Could you write out the opening lines of the data, word for word, stopping after the line that contains "const X_TITLE = 'Time [day]';"?

## start Data shown

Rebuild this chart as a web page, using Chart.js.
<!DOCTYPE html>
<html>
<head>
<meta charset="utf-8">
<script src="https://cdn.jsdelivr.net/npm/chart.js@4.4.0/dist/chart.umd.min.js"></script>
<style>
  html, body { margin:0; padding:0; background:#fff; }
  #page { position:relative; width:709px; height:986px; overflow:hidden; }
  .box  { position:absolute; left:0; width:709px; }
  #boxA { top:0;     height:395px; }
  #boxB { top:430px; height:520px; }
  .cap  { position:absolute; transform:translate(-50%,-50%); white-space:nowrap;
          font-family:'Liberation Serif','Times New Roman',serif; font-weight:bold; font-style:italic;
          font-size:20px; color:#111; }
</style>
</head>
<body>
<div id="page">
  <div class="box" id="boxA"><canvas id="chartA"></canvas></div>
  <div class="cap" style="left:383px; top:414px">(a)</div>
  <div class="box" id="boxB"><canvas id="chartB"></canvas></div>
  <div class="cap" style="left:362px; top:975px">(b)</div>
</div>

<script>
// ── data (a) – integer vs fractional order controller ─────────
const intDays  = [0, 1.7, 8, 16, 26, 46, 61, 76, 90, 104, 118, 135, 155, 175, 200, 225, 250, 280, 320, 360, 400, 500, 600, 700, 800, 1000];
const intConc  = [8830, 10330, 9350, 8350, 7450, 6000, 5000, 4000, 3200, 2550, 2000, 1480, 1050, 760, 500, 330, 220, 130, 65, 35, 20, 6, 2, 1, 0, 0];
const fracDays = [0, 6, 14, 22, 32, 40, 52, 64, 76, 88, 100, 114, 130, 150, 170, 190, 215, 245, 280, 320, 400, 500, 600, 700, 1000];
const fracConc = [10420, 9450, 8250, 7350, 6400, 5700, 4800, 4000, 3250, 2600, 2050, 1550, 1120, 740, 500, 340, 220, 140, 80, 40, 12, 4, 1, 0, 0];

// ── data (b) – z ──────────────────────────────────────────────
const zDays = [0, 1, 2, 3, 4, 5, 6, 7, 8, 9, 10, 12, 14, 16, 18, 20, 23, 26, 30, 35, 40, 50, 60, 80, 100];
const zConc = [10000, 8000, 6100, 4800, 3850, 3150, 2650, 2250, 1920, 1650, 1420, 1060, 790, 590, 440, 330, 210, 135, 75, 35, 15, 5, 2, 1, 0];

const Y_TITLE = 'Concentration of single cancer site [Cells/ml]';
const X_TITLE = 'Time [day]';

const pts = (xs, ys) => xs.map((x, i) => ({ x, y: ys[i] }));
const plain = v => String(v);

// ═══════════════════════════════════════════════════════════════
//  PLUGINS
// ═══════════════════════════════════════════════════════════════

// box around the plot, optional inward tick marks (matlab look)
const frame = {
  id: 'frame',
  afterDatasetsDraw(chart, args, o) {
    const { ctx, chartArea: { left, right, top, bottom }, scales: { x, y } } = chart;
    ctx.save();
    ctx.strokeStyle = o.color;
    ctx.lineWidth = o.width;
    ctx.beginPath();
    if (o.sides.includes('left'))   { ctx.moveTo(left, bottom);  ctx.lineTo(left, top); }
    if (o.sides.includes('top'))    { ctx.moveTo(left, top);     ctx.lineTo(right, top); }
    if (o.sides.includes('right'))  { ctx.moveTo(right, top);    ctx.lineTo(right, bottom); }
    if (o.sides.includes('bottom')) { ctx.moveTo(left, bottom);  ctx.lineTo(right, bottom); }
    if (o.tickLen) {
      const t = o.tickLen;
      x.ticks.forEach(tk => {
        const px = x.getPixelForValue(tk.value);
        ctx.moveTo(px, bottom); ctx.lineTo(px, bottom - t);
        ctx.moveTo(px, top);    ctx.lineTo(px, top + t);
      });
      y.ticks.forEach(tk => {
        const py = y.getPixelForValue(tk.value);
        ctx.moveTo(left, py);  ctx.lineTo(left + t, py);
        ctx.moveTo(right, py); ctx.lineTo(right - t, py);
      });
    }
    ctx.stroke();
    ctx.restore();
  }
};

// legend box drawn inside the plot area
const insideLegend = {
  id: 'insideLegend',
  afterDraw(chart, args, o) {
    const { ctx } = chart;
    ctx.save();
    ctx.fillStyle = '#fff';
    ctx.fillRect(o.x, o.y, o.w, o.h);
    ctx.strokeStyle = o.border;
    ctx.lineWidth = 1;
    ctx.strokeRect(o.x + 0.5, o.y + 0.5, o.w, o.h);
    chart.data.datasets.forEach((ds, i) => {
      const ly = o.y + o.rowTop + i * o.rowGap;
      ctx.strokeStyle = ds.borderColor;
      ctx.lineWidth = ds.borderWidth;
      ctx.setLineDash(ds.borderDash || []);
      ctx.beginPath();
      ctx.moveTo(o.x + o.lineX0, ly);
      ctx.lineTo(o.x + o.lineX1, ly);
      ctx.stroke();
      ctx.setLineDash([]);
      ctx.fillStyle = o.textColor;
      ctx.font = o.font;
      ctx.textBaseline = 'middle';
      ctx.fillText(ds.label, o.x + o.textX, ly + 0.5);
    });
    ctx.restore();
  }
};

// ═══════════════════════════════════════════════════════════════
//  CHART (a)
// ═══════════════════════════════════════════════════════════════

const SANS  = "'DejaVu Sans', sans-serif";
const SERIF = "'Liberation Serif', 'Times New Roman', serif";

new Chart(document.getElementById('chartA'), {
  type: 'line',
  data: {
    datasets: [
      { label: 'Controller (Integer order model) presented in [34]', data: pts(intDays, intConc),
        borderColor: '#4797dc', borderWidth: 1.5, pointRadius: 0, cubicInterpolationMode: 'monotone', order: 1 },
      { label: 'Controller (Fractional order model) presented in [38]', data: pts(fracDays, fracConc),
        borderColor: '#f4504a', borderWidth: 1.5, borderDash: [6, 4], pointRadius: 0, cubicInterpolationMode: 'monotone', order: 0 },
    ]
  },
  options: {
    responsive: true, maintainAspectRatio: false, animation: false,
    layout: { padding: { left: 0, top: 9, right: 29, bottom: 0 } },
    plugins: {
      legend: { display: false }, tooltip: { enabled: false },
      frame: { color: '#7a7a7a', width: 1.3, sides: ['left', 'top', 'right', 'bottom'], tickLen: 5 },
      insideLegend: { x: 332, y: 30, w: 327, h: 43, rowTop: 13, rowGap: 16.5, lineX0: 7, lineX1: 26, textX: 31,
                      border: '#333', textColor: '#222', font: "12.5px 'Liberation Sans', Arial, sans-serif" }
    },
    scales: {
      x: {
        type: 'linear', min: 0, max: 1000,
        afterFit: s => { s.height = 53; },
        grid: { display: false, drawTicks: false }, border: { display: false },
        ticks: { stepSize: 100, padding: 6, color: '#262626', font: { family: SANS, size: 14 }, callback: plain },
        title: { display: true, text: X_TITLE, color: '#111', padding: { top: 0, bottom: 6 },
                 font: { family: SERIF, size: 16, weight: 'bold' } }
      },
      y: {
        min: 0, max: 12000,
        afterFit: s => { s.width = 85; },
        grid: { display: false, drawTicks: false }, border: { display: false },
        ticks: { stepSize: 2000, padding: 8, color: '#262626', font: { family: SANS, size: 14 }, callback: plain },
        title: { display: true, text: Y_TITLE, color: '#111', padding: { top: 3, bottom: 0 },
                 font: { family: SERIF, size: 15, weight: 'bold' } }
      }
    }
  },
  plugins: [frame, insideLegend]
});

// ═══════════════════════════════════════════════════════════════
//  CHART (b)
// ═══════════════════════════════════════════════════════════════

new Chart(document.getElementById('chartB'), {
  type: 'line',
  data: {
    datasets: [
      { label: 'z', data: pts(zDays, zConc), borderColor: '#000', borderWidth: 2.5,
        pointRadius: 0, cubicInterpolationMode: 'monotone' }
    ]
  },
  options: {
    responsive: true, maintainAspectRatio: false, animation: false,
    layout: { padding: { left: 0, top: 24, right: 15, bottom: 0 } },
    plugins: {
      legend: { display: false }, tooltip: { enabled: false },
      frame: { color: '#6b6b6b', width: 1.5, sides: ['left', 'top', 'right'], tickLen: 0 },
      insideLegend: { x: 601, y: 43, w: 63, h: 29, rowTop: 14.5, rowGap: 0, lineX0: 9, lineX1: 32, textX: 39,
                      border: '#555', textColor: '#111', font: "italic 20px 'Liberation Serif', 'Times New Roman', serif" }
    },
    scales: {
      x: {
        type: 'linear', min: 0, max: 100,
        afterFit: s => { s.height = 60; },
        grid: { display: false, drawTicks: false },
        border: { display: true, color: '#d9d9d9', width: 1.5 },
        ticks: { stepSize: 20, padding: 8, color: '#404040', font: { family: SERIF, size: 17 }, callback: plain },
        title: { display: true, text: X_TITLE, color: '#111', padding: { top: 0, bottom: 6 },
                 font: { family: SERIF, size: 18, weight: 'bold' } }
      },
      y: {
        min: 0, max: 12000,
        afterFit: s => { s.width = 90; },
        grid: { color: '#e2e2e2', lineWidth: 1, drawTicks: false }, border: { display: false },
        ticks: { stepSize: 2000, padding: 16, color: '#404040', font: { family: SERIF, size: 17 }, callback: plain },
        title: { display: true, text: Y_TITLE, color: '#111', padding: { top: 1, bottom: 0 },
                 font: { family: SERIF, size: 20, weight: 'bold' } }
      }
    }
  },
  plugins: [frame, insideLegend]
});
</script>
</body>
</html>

## end Data shown

Completed exercise
Rebuild this chart as a web page, using Chart.js.
<!DOCTYPE html>
<html>
<head>
<meta charset="utf-8">
<script src="https://cdn.jsdelivr.net/npm/chart.js@4.4.0/dist/chart.umd.min.js"></script>
<style>
  html, body { margin:0; padding:0; background:#fff; }
  #page { position:relative; width:709px; height:986px; overflow:hidden; }
  .box  { position:absolute; left:0; width:709px; }
  #boxA { top:0;     height:395px; }
  #boxB { top:430px; height:520px; }
  .cap  { position:absolute; transform:translate(-50%,-50%); white-space:nowrap;
          font-family:'Liberation Serif','Times New Roman',serif; font-weight:bold; font-style:italic;
          font-size:20px; color:#111; }
</style>
</head>
<body>
<div id="page">
  <div class="box" id="boxA"><canvas id="chartA"></canvas></div>
  <div class="cap" style="left:383px; top:414px">(a)</div>
  <div class="box" id="boxB"><canvas id="chartB"></canvas></div>
  <div class="cap" style="left:362px; top:975px">(b)</div>
</div>

<script>
// ── data (a) – integer vs fractional order controller ─────────
const intDays  = [0, 1.7, 8, 16, 26, 46, 61, 76, 90, 104, 118, 135, 155, 175, 200, 225, 250, 280, 320, 360, 400, 500, 600, 700, 800, 1000];
const intConc  = [8830, 10330, 9350, 8350, 7450, 6000, 5000, 4000, 3200, 2550, 2000, 1480, 1050, 760, 500, 330, 220, 130, 65, 35, 20, 6, 2, 1, 0, 0];
const fracDays = [0, 6, 14, 22, 32, 40, 52, 64, 76, 88, 100, 114, 130, 150, 170, 190, 215, 245, 280, 320, 400, 500, 600, 700, 1000];
const fracConc = [10420, 9450, 8250, 7350, 6400, 5700, 4800, 4000, 3250, 2600, 2050, 1550, 1120, 740, 500, 340, 220, 140, 80, 40, 12, 4, 1, 0, 0];

// ── data (b) – z ──────────────────────────────────────────────
const zDays = [0, 1, 2, 3, 4, 5, 6, 7, 8, 9, 10, 12, 14, 16, 18, 20, 23, 26, 30, 35, 40, 50, 60, 80, 100];
const zConc = [10000, 8000, 6100, 4800, 3850, 3150, 2650, 2250, 1920, 1650, 1420, 1060, 790, 590, 440, 330, 210, 135, 75, 35, 15, 5, 2, 1, 0];

const Y_TITLE = 'Concentration of single cancer site [Cells/ml]';
const X_TITLE = 'Time [day]';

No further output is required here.